In House Bill 09-1326, the General Assembly created a whole array of additional regulations and enforcement mechanisms that, while well intentioned, will place major burdens on persons who desire to place an initiative on a Colorado ballot, particularly ones that are controversial and opposed by well-heeled interest groups. The regulations include: (1) essentially banning per-signature payment to circulators; (2) requiring that circulators be available as witnesses to testify in protest hearings brought by initiative opponents; (3) requiring that persons who pay petition circulators obtain a license; (4) requiring detailed reports showing among other things the compensation paid to petition circulators; (5) requiring the filing of reports listing the identities of petition circulators; (6) additional requirement for notaries attesting to petition circulator affidavits; and (7) the real kicker, allowing well-financed, well-lawyered opponents to recover their attorneys fees if they can prove “fraud” in collecting any signatures or that an initiative proponent’s defense of a challenge from the well-heeled opponent is not “substantially justified.”

These regulations substantially change the playing field in my view. From now on, any proponent of a measure is looking at not only the costs of going through the process in the first instance, including signature collection (without the benefit of being able to pay on a per-signature basis), but the proponent will now have to factor in significant “back-end” litigation costs attendant to defending the signature-gathering process in court. The tool-belts for the challengers of initiatives are now well provisioned, and the prospect for attorneys’ fees is a major concern. Initiative proponents operating on a shoe-string could well find themselves buried in court.
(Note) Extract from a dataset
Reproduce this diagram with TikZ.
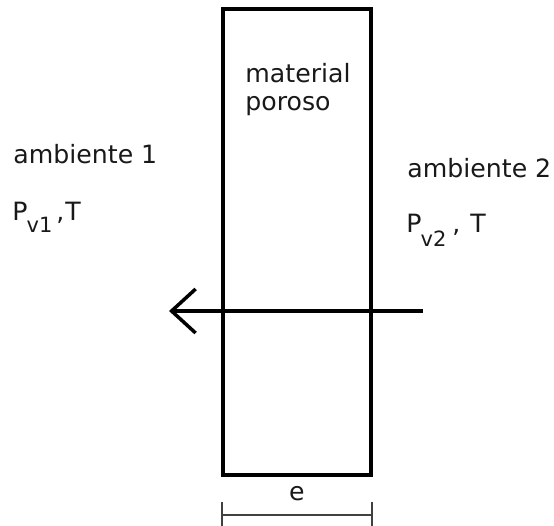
\documentclass[tikz,border=0pt]{standalone}
\usepackage{fontspec}
\setmainfont{DejaVu Sans}
\usetikzlibrary{arrows.meta}

\newcommand{\subv}[2]{\raisebox{-#1}{\fontsize{10.5}{12}\selectfont #2}}

\begin{document}
\begin{tikzpicture}[x=0.5pt,y=-0.5pt,
  txt/.style={anchor=base west,inner sep=0pt,text=black!90,font=\fontsize{12.6}{15}\selectfont}]

\useasboundingbox (0,0) rectangle (554,526);

% porous wall
\node[draw,line width=2.4pt,minimum width=74pt,minimum height=233pt,inner sep=0pt] (poro) at (297,242) {};
\node[txt] (mat) at (245,82) {material};
\node[txt] (por) at (245,110) {poroso};

% both sides
\node[txt] (amb1) at (13,163) {ambiente 1};
\node[txt] (p1) at (12,220) {P\kern-0.5pt\subv{6pt}{v1}\kern2pt,\kern0.5ptT};
\node[txt] (amb2) at (407,177) {ambiente 2};
\node[txt] (p2) at (406,232) {P\kern-0.5pt\subv{7pt}{v2}\kern3pt,\kern5ptT};

% vapour flux
\coordinate (fin) at (423,311);
\coordinate (fout) at (169,311);
\draw[-{Straight Barb[length=12pt,width=22pt]},line width=1.75pt] (fin)--(fout);

% thickness
\coordinate (eleft) at (poro.south west |- 0,515);
\coordinate (eright) at (poro.south east |- 0,515);
\draw[{Bar[width=13pt]}-{Bar[width=13pt]},line width=1pt,color=black!75] (eleft)--(eright);
\node[txt,anchor=base] (e) at (297,500) {e};

\end{tikzpicture}
\end{document}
The last time Colorado attempted to substantially regulate the initiative process, major portions of that regulatory scheme were struck down by the United States Supreme Court. In Buckley v. American Constitutional Law Foundation (1999), the Court struck down three statutory regulations: (1) requiring petition circulators to wear badges (out of concern for possible harassment of the circulators); (2) reporting requirements that detailed the identity of circulators and the compensation paid them (same concern); and (3) requiring that petition circulators be registered electors in addition to eligible electors and residents (on the grounds that hundreds of thousands of citizens were eligible to vote but were not registered, and the registration limitation unduly limited the number of persons who could circulate petitions).

I attempted to defend those regulations in Buckley while working with then Attorney General Gale Norton, and I believe the Court in 1999 was moved by considerable empathy for petition circulators and the fact that (in the Court’s view) the petition process was not prone to corruption to the degree that campaigns involving candidates for elective office were. The General Assembly is betting that some recent examples of problems with paid circulation campaigns will establish a record to support regulations which would certainly have been difficult to defend in 1999. There may or may not be a sufficient record now to defend these new restrictions on the initiative process; we’ll just have to see if (or more likely when) these issues are litigated.